The namesake of the icebreaker, Captain Myrtle “Molly” Kool, was the first woman in North America to become a master mariner.
A backgrounder on Myrtle Kool says she was born in 1916 in Alma, New Brunswick, where everyone called her Molly.
In 1937, Kool was the first woman in North America to become a licensed ship’s captain, and in 1939 was awarded her coastal master’s certificate.
After her life at sea, Kool moved to Maine, where she married and spent the rest of her life. She died in 2009.
“We are pleased to welcome CCGS Captain Molly Kool into the Canadian Coast Guard fleet.
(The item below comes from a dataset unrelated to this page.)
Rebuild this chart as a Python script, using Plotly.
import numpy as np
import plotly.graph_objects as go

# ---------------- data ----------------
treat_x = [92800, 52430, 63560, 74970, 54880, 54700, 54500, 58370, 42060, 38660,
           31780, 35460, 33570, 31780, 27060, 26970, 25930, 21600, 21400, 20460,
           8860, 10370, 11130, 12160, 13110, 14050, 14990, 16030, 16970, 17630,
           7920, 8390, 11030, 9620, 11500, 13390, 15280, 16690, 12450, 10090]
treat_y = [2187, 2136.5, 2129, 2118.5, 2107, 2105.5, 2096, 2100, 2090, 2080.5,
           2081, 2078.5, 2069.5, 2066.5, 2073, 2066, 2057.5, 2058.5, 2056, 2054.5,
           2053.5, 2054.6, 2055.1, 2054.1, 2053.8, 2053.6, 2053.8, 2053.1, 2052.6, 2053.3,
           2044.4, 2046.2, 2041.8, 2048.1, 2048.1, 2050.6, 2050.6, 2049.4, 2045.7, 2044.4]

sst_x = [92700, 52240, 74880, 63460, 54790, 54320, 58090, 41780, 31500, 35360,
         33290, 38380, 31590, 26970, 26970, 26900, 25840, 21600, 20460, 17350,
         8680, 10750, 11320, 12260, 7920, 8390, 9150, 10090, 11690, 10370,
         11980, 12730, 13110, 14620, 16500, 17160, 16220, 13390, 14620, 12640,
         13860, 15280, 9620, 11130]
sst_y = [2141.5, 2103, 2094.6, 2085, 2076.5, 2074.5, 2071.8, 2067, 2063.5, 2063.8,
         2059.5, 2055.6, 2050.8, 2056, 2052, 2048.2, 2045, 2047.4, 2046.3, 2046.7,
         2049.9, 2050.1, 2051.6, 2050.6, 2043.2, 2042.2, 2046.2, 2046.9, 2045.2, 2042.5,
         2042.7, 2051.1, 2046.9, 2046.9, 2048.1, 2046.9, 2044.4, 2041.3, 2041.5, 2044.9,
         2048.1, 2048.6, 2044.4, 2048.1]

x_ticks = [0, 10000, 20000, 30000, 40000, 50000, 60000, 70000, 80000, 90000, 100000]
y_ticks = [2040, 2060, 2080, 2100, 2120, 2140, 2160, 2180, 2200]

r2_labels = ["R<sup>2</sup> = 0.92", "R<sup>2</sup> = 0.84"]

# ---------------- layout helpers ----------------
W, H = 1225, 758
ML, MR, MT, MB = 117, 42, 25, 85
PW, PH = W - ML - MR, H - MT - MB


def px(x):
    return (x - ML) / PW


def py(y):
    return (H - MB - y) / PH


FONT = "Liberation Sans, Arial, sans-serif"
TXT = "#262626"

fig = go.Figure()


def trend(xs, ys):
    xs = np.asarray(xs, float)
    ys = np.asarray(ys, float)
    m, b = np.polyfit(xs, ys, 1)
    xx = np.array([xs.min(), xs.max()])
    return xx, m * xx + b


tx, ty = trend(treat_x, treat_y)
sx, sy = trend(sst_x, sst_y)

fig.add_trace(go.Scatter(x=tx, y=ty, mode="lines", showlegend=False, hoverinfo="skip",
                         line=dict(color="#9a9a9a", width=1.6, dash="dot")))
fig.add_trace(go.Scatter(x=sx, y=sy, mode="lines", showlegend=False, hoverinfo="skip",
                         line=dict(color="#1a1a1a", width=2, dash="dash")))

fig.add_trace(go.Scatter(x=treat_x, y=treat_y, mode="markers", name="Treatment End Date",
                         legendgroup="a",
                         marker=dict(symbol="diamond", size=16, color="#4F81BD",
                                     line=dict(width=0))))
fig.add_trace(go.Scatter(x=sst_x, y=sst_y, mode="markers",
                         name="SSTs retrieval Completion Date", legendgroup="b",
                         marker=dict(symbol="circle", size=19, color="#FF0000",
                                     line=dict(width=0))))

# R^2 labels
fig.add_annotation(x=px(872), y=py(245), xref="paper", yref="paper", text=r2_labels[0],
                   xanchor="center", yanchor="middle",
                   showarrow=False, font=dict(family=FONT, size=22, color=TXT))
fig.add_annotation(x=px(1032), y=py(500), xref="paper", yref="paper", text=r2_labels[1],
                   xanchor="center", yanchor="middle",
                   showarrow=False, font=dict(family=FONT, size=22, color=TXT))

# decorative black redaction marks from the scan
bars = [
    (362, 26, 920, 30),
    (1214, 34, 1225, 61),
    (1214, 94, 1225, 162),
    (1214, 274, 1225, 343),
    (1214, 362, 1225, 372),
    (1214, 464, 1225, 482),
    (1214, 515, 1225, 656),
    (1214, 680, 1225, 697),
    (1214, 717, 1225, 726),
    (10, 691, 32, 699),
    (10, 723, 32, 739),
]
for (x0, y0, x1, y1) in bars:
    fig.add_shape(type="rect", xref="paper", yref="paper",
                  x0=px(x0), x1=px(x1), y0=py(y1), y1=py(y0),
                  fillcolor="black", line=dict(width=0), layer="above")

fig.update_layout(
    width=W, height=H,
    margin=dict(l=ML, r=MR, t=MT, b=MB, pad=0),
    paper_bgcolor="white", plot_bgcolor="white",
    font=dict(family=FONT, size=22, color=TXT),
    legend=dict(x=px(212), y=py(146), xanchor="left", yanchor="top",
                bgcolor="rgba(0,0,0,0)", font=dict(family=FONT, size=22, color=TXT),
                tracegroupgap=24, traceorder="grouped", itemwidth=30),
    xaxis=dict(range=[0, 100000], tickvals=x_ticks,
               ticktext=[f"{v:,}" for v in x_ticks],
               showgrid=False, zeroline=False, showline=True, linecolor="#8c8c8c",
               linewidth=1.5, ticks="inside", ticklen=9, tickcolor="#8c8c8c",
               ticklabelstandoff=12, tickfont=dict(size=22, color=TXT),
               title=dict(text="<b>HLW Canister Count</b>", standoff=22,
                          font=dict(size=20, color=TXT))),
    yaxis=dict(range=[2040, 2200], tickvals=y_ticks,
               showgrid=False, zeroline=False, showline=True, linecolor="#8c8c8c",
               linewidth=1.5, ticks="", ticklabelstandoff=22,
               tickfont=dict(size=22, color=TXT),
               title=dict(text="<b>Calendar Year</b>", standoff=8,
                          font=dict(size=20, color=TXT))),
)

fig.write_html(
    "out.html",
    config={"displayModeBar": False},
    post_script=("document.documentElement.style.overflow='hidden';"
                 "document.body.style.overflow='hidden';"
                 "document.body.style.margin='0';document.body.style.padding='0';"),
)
This icebreaker will provide essential support to the shipping industry, while keeping Canadians safe along our waterways,” said Jonathan Wilkinson, minister responsible for the Canadian Coast Guard.
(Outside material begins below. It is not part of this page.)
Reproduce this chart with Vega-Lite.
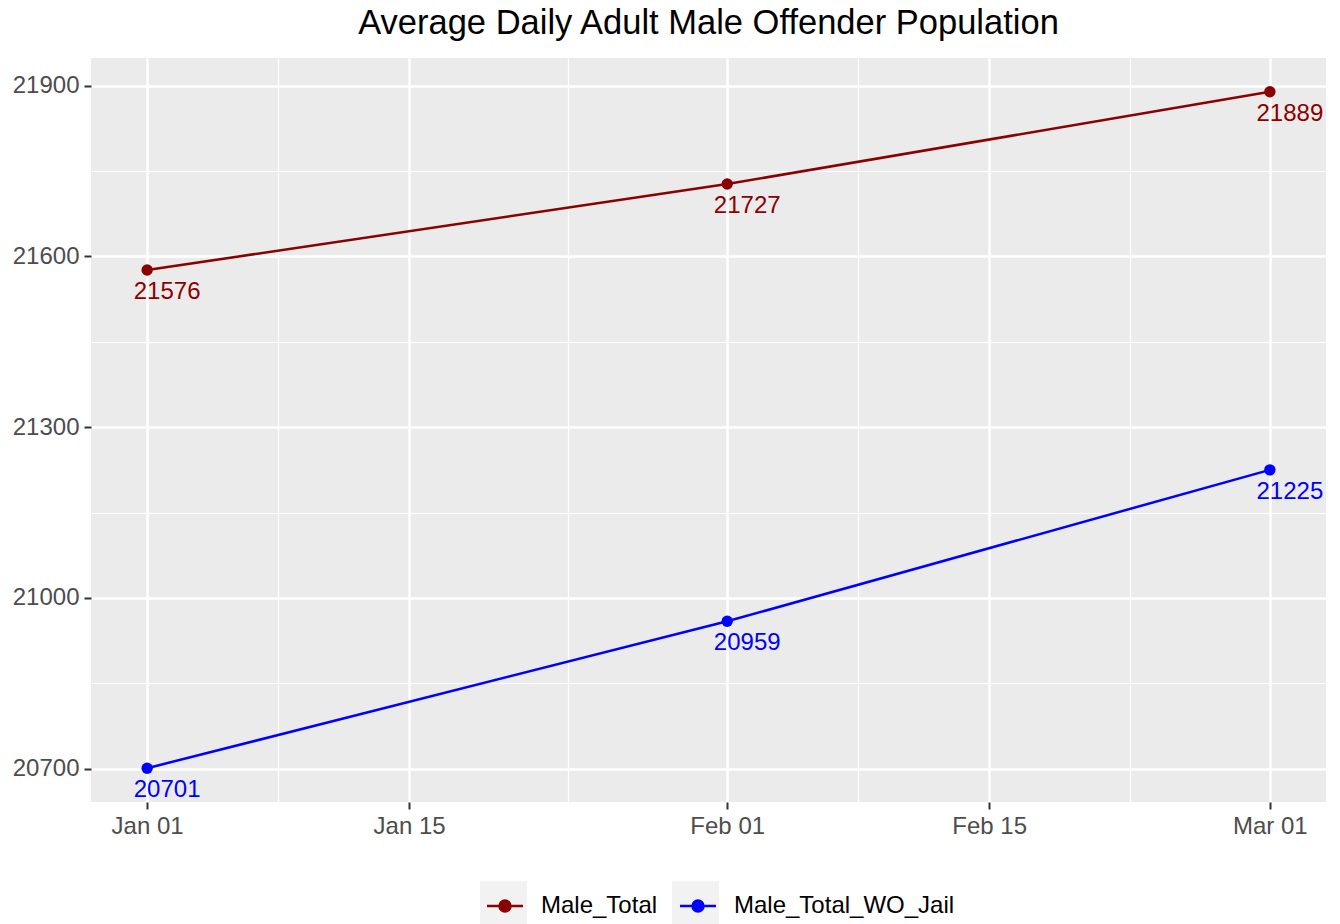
{
  "$schema": "https://vega.github.io/schema/vega-lite/v6.json",
  "autosize": {"type": "none"},
  "width": 1235,
  "height": 744,
  "padding": {"left": 91, "top": 58, "right": 14, "bottom": 122},
  "background": "white",
  "title": {
    "text": "Average Daily Adult Male Offender Population",
    "font": "Liberation Sans",
    "fontSize": 34.5,
    "fontWeight": "normal",
    "color": "#000000",
    "anchor": "middle",
    "baseline": "bottom",
    "offset": 16,
    "dy": 33
  },
  "config": {
    "view": {"fill": "#EBEBEB", "stroke": null},
    "font": "Liberation Sans",
    "axis": {
      "domain": false,
      "gridColor": "#FFFFFF",
      "tickColor": "#333333",
      "tickSize": 7,
      "tickWidth": 2,
      "labelColor": "#4D4D4D",
      "labelFont": "Liberation Sans",
      "labelFontSize": 24,
      "labelPadding": 5,
      "title": null
    }
  },
  "data": {
    "values": [
      {"date": "2024-01-01", "series": "Male_Total", "value": 21576},
      {"date": "2024-02-01", "series": "Male_Total", "value": 21727},
      {"date": "2024-03-01", "series": "Male_Total", "value": 21889},
      {"date": "2024-01-01", "series": "Male_Total_WO_Jail", "value": 20701},
      {"date": "2024-02-01", "series": "Male_Total_WO_Jail", "value": 20959},
      {"date": "2024-03-01", "series": "Male_Total_WO_Jail", "value": 21225}
    ]
  },
  "encoding": {
    "x": {
      "field": "date",
      "type": "temporal",
      "scale": {
        "type": "utc",
        "domain": [
          {"year": 2023, "month": 12, "date": 29, "utc": true},
          {"year": 2024, "month": 3, "date": 4, "utc": true}
        ]
      },
      "axis": {
        "values": [
          {"year": 2024, "month": 1, "date": 1, "utc": true},
          {"year": 2024, "month": 1, "date": 8, "utc": true},
          {"year": 2024, "month": 1, "date": 15, "utc": true},
          {"year": 2024, "month": 1, "date": 23, "hours": 12, "utc": true},
          {"year": 2024, "month": 2, "date": 1, "utc": true},
          {"year": 2024, "month": 2, "date": 8, "utc": true},
          {"year": 2024, "month": 2, "date": 15, "utc": true},
          {"year": 2024, "month": 2, "date": 22, "hours": 12, "utc": true},
          {"year": 2024, "month": 3, "date": 1, "utc": true}
        ],
        "labelExpr": "(utcdate(datum.value) == 1 || utcdate(datum.value) == 15) && utchours(datum.value) == 0 ? utcFormat(datum.value, '%b %d') : ''",
        "gridWidth": {"condition": {"test": "(utcdate(datum.value) == 1 || utcdate(datum.value) == 15) && utchours(datum.value) == 0", "value": 2.5}, "value": 1.2},
        "tickOpacity": {"condition": {"test": "(utcdate(datum.value) == 1 || utcdate(datum.value) == 15) && utchours(datum.value) == 0", "value": 1}, "value": 0},
        "labelFlush": false,
        "labelOverlap": false
      }
    },
    "y": {
      "field": "value",
      "type": "quantitative",
      "scale": {"domain": [20641.6, 21948.4], "nice": false, "zero": false},
      "axis": {
        "values": [20700, 20850, 21000, 21150, 21300, 21450, 21600, 21750, 21900],
        "format": "d",
        "labelExpr": "datum.value % 300 == 0 ? datum.label : ''",
        "gridWidth": {"condition": {"test": "datum.value % 300 == 0", "value": 2.5}, "value": 1.2},
        "tickOpacity": {"condition": {"test": "datum.value % 300 == 0", "value": 1}, "value": 0},
        "labelOverlap": false
      }
    },
    "color": {
      "field": "series",
      "type": "nominal",
      "scale": {"domain": ["Male_Total", "Male_Total_WO_Jail"], "range": ["#8B0000", "#0000FF"]},
      "legend": {
        "title": null,
        "orient": "none",
        "legendX": 389,
        "legendY": 823,
        "zindex": 2,
        "direction": "horizontal",
        "padding": 0,
        "symbolType": "M-0.766,0H0.766M-0.234,0A0.234,0.234,0,1,1,0.234,0A0.234,0.234,0,1,1,-0.234,0Z",
        "symbolSize": 2209,
        "symbolStrokeWidth": 2.5,
        "symbolOpacity": 1,
        "labelFont": "Liberation Sans",
        "labelFontSize": 24,
        "labelColor": "#000000",
        "labelOffset": 11,
        "labelLimit": 400,
        "columnPadding": 15
      }
    }
  },
  "layer": [
    {
      "mark": {"type": "point", "filled": true, "size": 20, "opacity": 1},
      "encoding": {
        "shape": {
          "field": "series",
          "type": "nominal",
          "scale": {"range": ["square", "square"]},
          "legend": {
            "title": null,
            "orient": "none",
            "legendX": 389,
            "legendY": 823,
            "zindex": 1,
            "direction": "horizontal",
            "padding": 0,
            "symbolType": "square",
            "symbolSize": 2209,
            "symbolFillColor": "#F2F2F2",
            "symbolStrokeColor": "#F2F2F2",
            "symbolStrokeWidth": 0,
            "symbolOpacity": 1,
            "labelExpr": "''",
            "labelFontSize": 24,
            "labelOffset": 11,
            "columnPadding": 134
          }
        }
      }
    },
    {"mark": {"type": "line", "strokeWidth": 2.5}},
    {"mark": {"type": "point", "filled": true, "size": 130, "opacity": 1}},
    {
      "mark": {"type": "text", "dx": 20, "dy": 22, "baseline": "middle", "align": "center", "fontSize": 24, "font": "Liberation Sans"},
      "encoding": {"text": {"field": "value", "type": "quantitative", "format": "d"}}
    }
  ]
}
In August 2018, the Chantier Davie shipyard received a $610-million contract to buy and retrofit three interim icebreakers for the Coast Guard, but the cost later rose by $217 million to bring the three Norwegian tugs to Canada.
The Molly Kool, then painted black and yellow, instead of the red and white of the Canadian icebreaker fleet, was originally built in 2001 for Arctic oil exploration, as an icebreaking anchor-handling tug for Trans Viking Icebreaking & Offshore AS.
The other two ships, Tor Viking and Balder Viking, are expected to enter Canadian service, after a retrofit, new names and paint jobs, in 2019 and 2020.
They are expected to be used for 15 to 25 years.
The Molly Kool’s home port will be in St. John’s, Newfoundland and Labrador.
The rest of the coast guard’s icebreaker fleet is nearly 40 years old. A new icebreaker, the CCGS John G. Diefenbaker, was expected to be in service by 2017 to replace the CCGS Louis St-Laurent. However, due to delays, the icebreaker won’t be ready until 2022 and its price tag has risen to $1.3 billion.